[Figure scripts]
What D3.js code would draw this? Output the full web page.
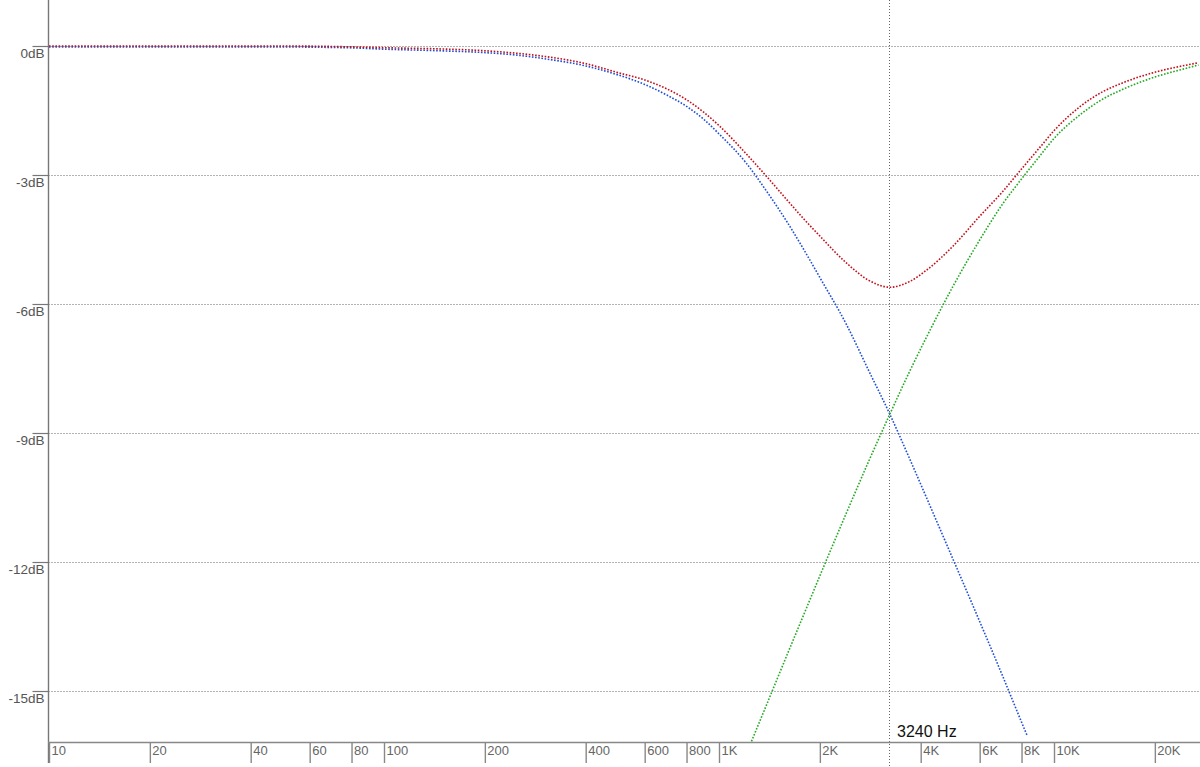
<!DOCTYPE html>
<html>
<head>
<meta charset="utf-8">
<script src="https://cdn.jsdelivr.net/npm/d3@7"></script>
<style>
  html, body { margin: 0; padding: 0; background: #fff; }
  svg { display: block; font-family: "Liberation Sans", Arial, sans-serif; }
</style>
</head>
<body>
<svg id="chart" width="1200" height="767"></svg>
<script>
// ---- data ----
const xTickValues = [10, 20, 40, 60, 80, 100, 200, 400, 600, 800, 1000, 2000, 4000, 6000, 8000, 10000, 20000];
const xTickLabels = ["10", "20", "40", "60", "80", "100", "200", "400", "600", "800", "1K", "2K", "4K", "6K", "8K", "10K", "20K"];
const yTickValues = [0, -3, -6, -9, -12, -15];
const yTickLabels = ["0dB", "-3dB", "-6dB", "-9dB", "-12dB", "-15dB"];

const markerFreq = 3240;
const markerLabel = "3240 Hz";

// low-pass (blue)
const lowFreq = [10, 20, 50, 80, 100, 150, 200, 250, 300, 400, 500, 600, 700, 800, 900, 1000, 1200, 1400, 1600, 1800, 2000, 2400, 2800, 3240, 3700, 4200, 5000, 6000, 7000, 8000, 8300];
const lowDb   = [0, 0, 0, -0.02, -0.05, -0.09, -0.13, -0.19, -0.27, -0.44, -0.65, -0.87, -1.12, -1.38, -1.68, -2.02, -2.68, -3.40, -4.08, -4.74, -5.36, -6.45, -7.53, -8.55, -9.56, -10.55, -11.92, -13.36, -14.60, -15.70, -16.00];

// high-pass (green)
const highFreq = [1250, 1400, 1600, 1800, 2000, 2400, 2800, 3240, 3700, 4200, 5000, 6000, 7000, 8000, 9000, 10000, 12000, 14000, 16000, 20000, 25000, 27000];
const highDb   = [-16.16, -15.23, -14.13, -13.17, -12.31, -10.85, -9.64, -8.54, -7.57, -6.70, -5.57, -4.50, -3.68, -3.08, -2.58, -2.14, -1.58, -1.22, -1.00, -0.71, -0.50, -0.43];

// combined response (red)
const sumFreq = [10, 20, 50, 80, 100, 150, 200, 250, 300, 400, 500, 600, 700, 800, 900, 1000, 1200, 1400, 1600, 1800, 2000, 2400, 2800, 3240, 3700, 4200, 5000, 6000, 7000, 8000, 9000, 10000, 12000, 14000, 16000, 20000, 25000, 27000];
const sumDb   = [0, 0, 0, -0.02, -0.04, -0.07, -0.11, -0.17, -0.24, -0.41, -0.62, -0.79, -1.00, -1.25, -1.54, -1.85, -2.49, -3.07, -3.59, -4.04, -4.42, -5.045, -5.45, -5.61, -5.48, -5.19, -4.65, -3.96, -3.40, -2.86, -2.39, -1.97, -1.40, -1.06, -0.86, -0.61, -0.44, -0.39];

// ---- layout ----
const W = 1200, H = 767;
const left = 48.5, axisY = 742;

const svg = d3.select("#chart");
const x = d3.scaleLog().domain([10, 10000]).range([49, 1054]);
const y = d3.scaleLinear().domain([0, -15]).range([46, 691]);

// clip for plot area
svg.append("defs").append("clipPath").attr("id", "plot")
  .append("rect").attr("x", left).attr("y", 0).attr("width", W - left).attr("height", axisY);

// horizontal grid (dotted)
svg.append("g").selectAll("line").data(yTickValues).join("line")
  .attr("x1", left).attr("x2", W)
  .attr("y1", d => Math.round(y(d)) + 0.5).attr("y2", d => Math.round(y(d)) + 0.5)
  .attr("stroke", "#666").attr("stroke-width", 1).attr("stroke-dasharray", "1,2");

// marker line (dotted, vertical)
const mx = Math.round(x(markerFreq)) - 0.5;
svg.append("line")
  .attr("x1", mx).attr("x2", mx).attr("y1", 0).attr("y2", H)
  .attr("stroke", "#666").attr("stroke-width", 1).attr("stroke-dasharray", "1,2");

// y axis
const yAxis = d3.axisLeft(y).tickValues(yTickValues)
  .tickFormat((d, i) => yTickLabels[i]).tickSize(16).tickPadding(5);
const gy = svg.append("g").attr("transform", `translate(${left},0)`).call(yAxis);
gy.select(".domain").remove();
gy.selectAll(".tick line").attr("stroke", "#777").attr("stroke-width", 1.2);
gy.selectAll(".tick text")
  .attr("x", -4).attr("dy", "0.88em")
  .attr("fill", "#555").style("font-size", "13.5px")
  .style("font-family", "'Liberation Sans', Arial, sans-serif");
svg.append("line").attr("x1", left).attr("x2", left).attr("y1", 0).attr("y2", 763)
  .attr("stroke", "#777").attr("stroke-width", 1.4);

// x axis
const xAxis = d3.axisBottom(x).tickValues(xTickValues)
  .tickFormat((d, i) => xTickLabels[i]).tickSize(21);
const gx = svg.append("g").attr("transform", `translate(0,${axisY})`).call(xAxis);
gx.select(".domain").remove();
gx.selectAll(".tick line").attr("stroke", "#888").attr("stroke-width", 1.4);
gx.selectAll(".tick text")
  .attr("x", 2).attr("y", 0).attr("dy", "1.0em").attr("text-anchor", "start")
  .attr("fill", "#666").style("font-size", "13px")
  .style("font-family", "'Liberation Sans', Arial, sans-serif");
svg.append("line").attr("x1", left - 0.5).attr("x2", W).attr("y1", axisY + 0.5).attr("y2", axisY + 0.5)
  .attr("stroke", "#888").attr("stroke-width", 1.4);

// marker label
svg.append("text").attr("x", x(markerFreq) + 7).attr("y", 737)
  .attr("fill", "#111").style("font-size", "16px")
  .style("font-family", "'Liberation Sans', Arial, sans-serif")
  .text(markerLabel);

// curves
const line = d3.line().x(d => x(d[0])).y(d => y(d[1])).curve(d3.curveMonotoneX);
const plot = svg.append("g").attr("clip-path", "url(#plot)");

function series(freqs, dbs, color, dy) {
  const pts = freqs.map((f, i) => [f, dbs[i]]);
  plot.append("path").datum(pts)
    .attr("d", line)
    .attr("transform", `translate(0,${dy})`)
    .attr("fill", "none").attr("stroke", color)
    .attr("stroke-width", 1.6).attr("stroke-dasharray", "1.6,1.6");
}
series(lowFreq, lowDb, "#1f4fd8", 1);
series(highFreq, highDb, "#22aa22", 0.5);
series(sumFreq, sumDb, "#c40f1a", 0);
</script>
</body>
</html>
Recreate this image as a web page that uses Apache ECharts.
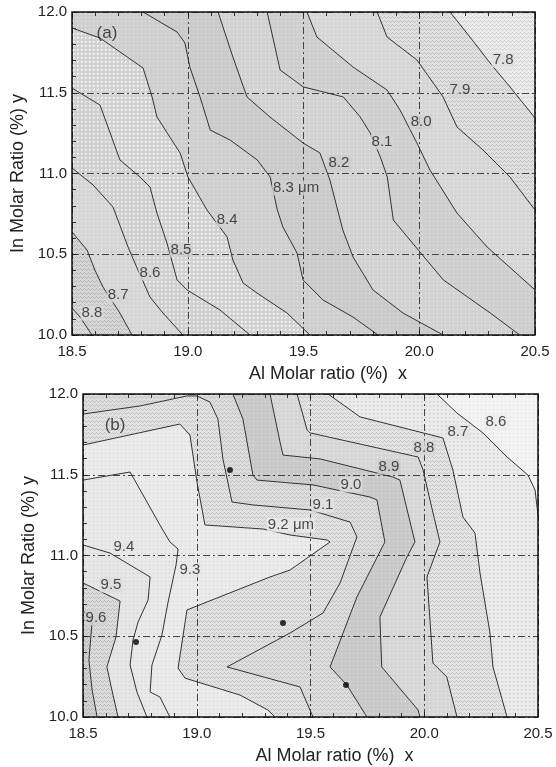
<!DOCTYPE html>
<html>
<head>
<meta charset="utf-8">
<script src="https://cdn.jsdelivr.net/npm/echarts@6/dist/echarts.min.js"></script>
<style>
  html, body { margin: 0; padding: 0; background: #fff; }
  #chart { width: 556px; height: 767px; }
</style>
</head>
<body>
<div id="chart"></div>
<script>
// axis ranges shared by both panels
const xRange = [18.5, 20.5];
const yRange = [10, 12];

// ---- panel (a) ----
const levelsA = [7.8, 7.9, 8.0, 8.1, 8.2, 8.3, 8.4, 8.5, 8.6, 8.7, 8.8];
const contoursA = [
  [[20.133, 12], [20.219, 11.845], [20.306, 11.684], [20.392, 11.536], [20.5, 11.344]],
  [[19.818, 12], [19.861, 11.845], [19.990, 11.703], [20.103, 11.474], [20.163, 11.288], [20.275, 11.146], [20.392, 10.978], [20.5, 10.774]],
  [[19.515, 12], [19.558, 11.845], [19.714, 11.659], [19.861, 11.517], [19.917, 11.393], [19.990, 11.189], [20.046, 11.022], [20.163, 10.755], [20.293, 10.545], [20.5, 10.279]],
  [[19.343, 12], [19.399, 11.641], [19.499, 11.536], [19.672, 11.474], [19.745, 11.350], [19.788, 11.251], [19.832, 11.102], [19.862, 10.978], [19.888, 10.712], [19.996, 10.526], [20.104, 10.341], [20.307, 10.136], [20.434, 10]],
  [[19.131, 12], [19.195, 11.721], [19.256, 11.474], [19.355, 11.350], [19.498, 11.189], [19.571, 11.127], [19.614, 10.960], [19.644, 10.793], [19.670, 10.650], [19.714, 10.483], [19.800, 10.279], [19.930, 10.136], [20.103, 10]],
  [[18.807, 12], [18.954, 11.876], [18.988, 11.808], [19.009, 11.659], [19.053, 11.474], [19.097, 11.269], [19.183, 11.207], [19.300, 11.084], [19.356, 10.978], [19.387, 10.774], [19.411, 10.669], [19.472, 10.508], [19.498, 10.341], [19.584, 10.217], [19.714, 10.111], [19.822, 10]],
  [[18.5, 11.901], [18.621, 11.839], [18.807, 11.653], [18.846, 11.474], [18.867, 11.350], [18.967, 11.127], [19.001, 10.978], [19.083, 10.774], [19.170, 10.607], [19.195, 10.464], [19.239, 10.322], [19.299, 10.260], [19.429, 10.136], [19.528, 10]],
  [[18.5, 11.529], [18.621, 11.424], [18.707, 11.084], [18.794, 10.978], [18.837, 10.916], [18.867, 10.755], [18.910, 10.570], [18.954, 10.341], [18.997, 10.279], [19.139, 10.155], [19.269, 10]],
  [[18.5, 11.034], [18.591, 10.929], [18.677, 10.793], [18.742, 10.545], [18.785, 10.402], [18.837, 10.235], [18.893, 10.136], [18.979, 10]],
  [[18.5, 10.638], [18.565, 10.526], [18.599, 10.402], [18.634, 10.297], [18.707, 10.136], [18.759, 10]],
  [[18.5, 10.167], [18.535, 10.111], [18.586, 10]]
];
const labelTextA = ['7.8', '7.9', '8.0', '8.1', '8.2', '8.3 μm', '8.4', '8.5', '8.6', '8.7', '8.8'];
const labelPosA = [[20.362, 11.703], [20.176, 11.517], [20.008, 11.319], [19.839, 11.195], [19.653, 11.065], [19.468, 10.910], [19.170, 10.712], [18.971, 10.526], [18.837, 10.384], [18.699, 10.248], [18.586, 10.136]];
const tagA = ['(a)', [18.651, 11.870]];

// ---- panel (b) ----
const levelsB = [8.6, 8.7, 8.8, 8.9, 9.0, 9.1, 9.2, 9.3, 9.4, 9.5, 9.6];
const contoursB = [
  [[20.056, 12], [20.144, 11.882], [20.258, 11.759], [20.364, 11.610], [20.456, 11.498], [20.487, 11.406], [20.5, 11.251]],
  [[19.577, 12], [19.718, 11.858], [20.082, 11.728], [20.126, 11.529], [20.170, 11.238], [20.223, 11.139], [20.245, 10.892], [20.289, 10.520], [20.302, 10.310], [20.364, 10]],
  [[19.441, 12], [19.485, 11.777], [19.498, 11.759], [19.973, 11.610], [19.995, 11.529], [20.025, 11.344], [20.069, 11.084], [20.012, 10.867], [20.025, 10.601], [20.038, 10.334], [20.099, 10.248], [20.144, 10]],
  [[19.322, 12], [19.366, 11.703], [19.379, 11.622], [19.542, 11.598], [19.862, 11.486], [19.893, 11.467], [19.959, 11.084], [19.924, 10.991], [19.805, 10.619], [19.813, 10.310], [19.973, 10.043], [19.981, 10]],
  [[19.159, 12], [19.203, 11.845], [19.247, 11.498], [19.265, 11.467], [19.511, 11.437], [19.762, 11.362], [19.792, 11.344], [19.827, 11.084], [19.704, 10.743], [19.586, 10.310], [19.660, 10.198], [19.748, 10]],
  [[18.5, 11.876], [18.751, 11.926], [18.957, 11.988], [19.001, 11.988], [19.058, 11.950], [19.093, 11.845], [19.115, 11.598], [19.155, 11.331], [19.247, 11.313], [19.498, 11.282], [19.674, 11.207], [19.704, 11.115], [19.630, 10.830], [19.555, 10.644], [19.410, 10.520], [19.133, 10.310], [19.454, 10.186], [19.511, 10]],
  [[18.5, 11.684], [18.926, 11.814], [18.970, 11.746], [19.001, 11.455], [19.036, 11.189], [19.291, 11.164], [19.410, 11.127], [19.573, 11.096], [19.586, 11.084], [19.410, 10.910], [19.322, 10.867], [18.957, 10.663], [18.918, 10.303], [18.948, 10.241], [19.190, 10.136], [19.313, 10.043], [19.344, 10]],
  [[18.5, 11.467], [18.707, 11.517], [18.838, 11.189], [18.882, 11.084], [18.918, 11.040], [18.909, 10.941], [18.874, 10.712], [18.847, 10.508], [18.803, 10.322], [18.795, 10.155], [18.838, 10.124], [18.882, 10]],
  [[18.5, 11.065], [18.619, 11.015], [18.795, 10.867], [18.786, 10.724], [18.742, 10.588], [18.720, 10.477], [18.707, 10.322], [18.737, 10.155], [18.781, 10]],
  [[18.5, 10.830], [18.663, 10.718], [18.645, 10.495], [18.605, 10.310], [18.627, 10.167], [18.654, 10]],
  [[18.5, 10.663], [18.540, 10.588], [18.526, 10.353], [18.540, 10.167], [18.562, 10]]
];
const labelTextB = ['8.6', '8.7', '8.8', '8.9', '9.0', '9.1', '9.2 μm', '9.3', '9.4', '9.5', '9.6'];
const labelPosB = [[20.315, 11.827], [20.148, 11.765], [19.999, 11.666], [19.845, 11.548], [19.678, 11.437], [19.555, 11.313], [19.414, 11.189], [18.970, 10.910], [18.680, 11.053], [18.623, 10.817], [18.557, 10.613]];
const tagB = ['(b)', [18.641, 11.808]];
const dotsB = [[19.146, 11.53], [18.733, 10.464], [19.379, 10.582], [19.656, 10.198]];

// region fills: [base grey, texture, texture colour], low side of first contour -> high side of last
const fillsA = [
  ['#ececec', 'cross', '#d0d0d0'], ['#e0e0e0', 'cross', '#c2c2c2'], ['#d6d6d6', 'dots', '#f4f4f4'],
  ['#cfcfcf', 'dots', '#e6e6e6'], ['#d2d2d2', 'dots', '#f2f2f2'], ['#cbcbcb', 'dots', '#e2e2e2'],
  ['#cfcfcf', 'dots', '#ededed'], ['#d2d2d2', 'grid', '#f6f6f6'], ['#d0d0d0', 'grid', '#f0f0f0'],
  ['#d6d6d6', 'dots', '#f2f2f2'], ['#d6d6d6', 'cross', '#b8b8b8'], ['#dcdcdc', 'cross', '#bdbdbd']
];
const fillsB = [
  ['#f3f3f3', 'dots', '#dddddd'], ['#ebebeb', 'grid', '#d6d6d6'], ['#e4e4e4', 'cross', '#c6c6c6'],
  ['#d6d6d6', 'dots', '#f2f2f2'], ['#c9c9c9', 'dots', '#e6e6e6'], ['#dddddd', 'cross', '#c2c2c2'],
  ['#e2e2e2', 'cross', '#c4c4c4'], ['#ebebeb', 'dots', '#cdcdcd'], ['#e9e9e9', 'dots', '#cbcbcb'],
  ['#e6e6e6', 'dots', '#c9c9c9'], ['#dcdcdc', 'cross', '#bcbcbc'], ['#d2d2d2', 'cross', '#b4b4b4']
];

const font = 'Liberation Sans, Arial, sans-serif';

// small repeating textures like the printed shading
function texture(base, kind, ink) {
  const n = 4;
  const cv = document.createElement('canvas');
  cv.width = n; cv.height = n;
  const ctx = cv.getContext('2d');
  ctx.fillStyle = base;
  ctx.fillRect(0, 0, n, n);
  ctx.fillStyle = ink;
  if (kind === 'dots') {
    ctx.fillRect(1, 1, 1, 1);
  } else if (kind === 'grid') {
    ctx.fillRect(1, 1, 2, 1);
    ctx.fillRect(1, 2, 1, 1);
  } else {
    ctx.fillRect(0, 0, 1, 1);
    ctx.fillRect(2, 2, 1, 1);
    ctx.fillRect(1, 1, 1, 1);
    ctx.fillRect(3, 1, 1, 1);
  }
  return { image: cv, repeat: 'repeat' };
}

// position of a boundary point along the frame, counter-clockwise from the lower-left corner
function edgePos(p) {
  const W = xRange[1] - xRange[0], H = yRange[1] - yRange[0];
  const d = [Math.abs(p[1] - yRange[0]), Math.abs(p[0] - xRange[1]), Math.abs(p[1] - yRange[1]), Math.abs(p[0] - xRange[0])];
  const k = d.indexOf(Math.min(...d));
  return [p[0] - xRange[0], W + p[1] - yRange[0], W + H + xRange[1] - p[0], 2 * W + H + yRange[1] - p[1]][k];
}

// close a contour along the frame (clockwise) so it covers its high side
function highSide(line) {
  const W = xRange[1] - xRange[0], H = yRange[1] - yRange[0], P = 2 * (W + H);
  const corners = [[xRange[0], yRange[0]], [xRange[1], yRange[0]], [xRange[1], yRange[1]], [xRange[0], yRange[1]]];
  const cs = [0, W, W + H, 2 * W + H];
  const se = edgePos(line[line.length - 1]), ss = edgePos(line[0]);
  const span = (se - ss + P) % P;
  const extra = corners
    .map((c, i) => ({ c, d: (se - cs[i] + P) % P }))
    .filter(o => o.d > 1e-9 && o.d < span)
    .sort((a, b) => a.d - b.d)
    .map(o => o.c);
  return line.concat(extra);
}

const frame = [[xRange[0], yRange[0]], [xRange[1], yRange[0]], [xRange[1], yRange[1]], [xRange[0], yRange[1]]];

function panelSeries(idx, contours, fills, labelPos, labelText, tag) {
  const regions = [frame].concat(contours.map(highSide));
  const paints = fills.map(f => texture(f[0], f[1], f[2]));
  const list = [];
  list.push({
    type: 'custom', xAxisIndex: idx * 2, yAxisIndex: idx, z: 1, silent: true,
    data: regions.map((_, i) => [19.5, 11, i]),
    renderItem: (params, api) => {
      const i = api.value(2);
      return {
        type: 'polygon',
        shape: { points: regions[i].map(p => api.coord(p)) },
        style: { fill: paints[i], stroke: null }
      };
    }
  });
  contours.forEach(c => {
    list.push({
      type: 'line', xAxisIndex: idx * 2, yAxisIndex: idx, z: 5, silent: true,
      data: c, symbol: 'none', smooth: false,
      lineStyle: { color: '#333', width: 1 }
    });
  });
  list.push({
    type: 'scatter', xAxisIndex: idx * 2, yAxisIndex: idx, z: 7, silent: true,
    symbolSize: 1, itemStyle: { color: 'transparent' },
    data: labelPos.map((p, i) => ({
      value: p, name: labelText[i],
      label: { backgroundColor: fills[i + 1][0] }
    })).concat([{ value: tag[1], name: tag[0], label: { fontSize: 17, backgroundColor: 'transparent' } }]),
    label: {
      show: true, position: 'inside', formatter: '{b}',
      fontSize: 15, color: '#222', fontFamily: font, padding: [0, 1]
    }
  });
  return list;
}

function xAxes(idx, nameShift) {
  return [{
    gridIndex: idx, type: 'value', min: xRange[0], max: xRange[1], interval: 0.5, position: 'bottom', z: 4,
    name: 'Al Molar ratio (%)  x', nameLocation: 'middle', nameGap: 30,
    nameTextStyle: { fontSize: 18, color: '#222', fontFamily: font, padding: [0, 0, 0, nameShift] },
    axisLine: { show: false },
    axisTick: { inside: true, length: 5, lineStyle: { color: '#222' } },
    minorTick: { show: true, splitNumber: 5, length: 4, lineStyle: { color: '#333' } },
    axisLabel: { formatter: v => v.toFixed(1), fontSize: 15, color: '#222', fontFamily: font, margin: 9 },
    splitLine: { show: true, lineStyle: { color: '#444', width: 1, type: [7, 3, 2, 3] } }
  }, {
    gridIndex: idx, type: 'value', min: xRange[0], max: xRange[1], interval: 0.5, position: 'top', z: 4,
    axisLine: { show: false },
    axisTick: { inside: true, length: 5, lineStyle: { color: '#222' } },
    minorTick: { show: true, splitNumber: 5, length: 4, lineStyle: { color: '#333' } },
    axisLabel: { show: false },
    splitLine: { show: false }
  }];
}

function yAxis(idx) {
  return {
    gridIndex: idx, type: 'value', min: yRange[0], max: yRange[1], interval: 0.5, z: 4,
    name: 'In Molar Ratio (%) y', nameLocation: 'middle', nameGap: 45,
    nameTextStyle: { fontSize: 18, color: '#222', fontFamily: font },
    axisLine: { show: false },
    axisTick: { inside: true, length: 5, lineStyle: { color: '#222' } },
    minorTick: { show: true, splitNumber: 5, length: 4, lineStyle: { color: '#333' } },
    axisLabel: { formatter: v => v.toFixed(1), fontSize: 15, color: '#222', fontFamily: font, margin: 5 },
    splitLine: { show: true, lineStyle: { color: '#444', width: 1, type: [7, 3, 2, 3] } }
  };
}

const chart = echarts.init(document.getElementById('chart'));
chart.setOption({
  animation: false,
  backgroundColor: '#fff',
  grid: [
    { left: 72, right: 21, top: 12, height: 323, show: true, z: 6, borderColor: '#111', borderWidth: 1.5, backgroundColor: 'transparent' },
    { left: 83, right: 18, top: 394, height: 323, show: true, z: 6, borderColor: '#111', borderWidth: 1.5, backgroundColor: 'transparent' }
  ],
  xAxis: xAxes(0, 49).concat(xAxes(1, 48)),
  yAxis: [yAxis(0), yAxis(1)],
  series: panelSeries(0, contoursA, fillsA, labelPosA, labelTextA, tagA)
    .concat(panelSeries(1, contoursB, fillsB, labelPosB, labelTextB, tagB))
    .concat([{
      type: 'scatter', xAxisIndex: 2, yAxisIndex: 1, z: 8, silent: true,
      symbolSize: 6, itemStyle: { color: '#000' },
      data: dotsB
    }])
});
</script>
</body>
</html>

# REQUIRED WORK:
Pick out the part that begins with the line containing "Recreate this image" and finishes with the line containing "const yRange = [10, 12];", both included. Restate it exactly, without images.

# RESPONSE BELOW:
Recreate this image as a web page that uses Apache ECharts.
<!DOCTYPE html>
<html>
<head>
<meta charset="utf-8">
<script src="https://cdn.jsdelivr.net/npm/echarts@6/dist/echarts.min.js"></script>
<style>
  html, body { margin: 0; padding: 0; background: #fff; }
  #chart { width: 556px; height: 767px; }
</style>
</head>
<body>
<div id="chart"></div>
<script>
// axis ranges shared by both panels
const xRange = [18.5, 20.5];
const yRange = [10, 12];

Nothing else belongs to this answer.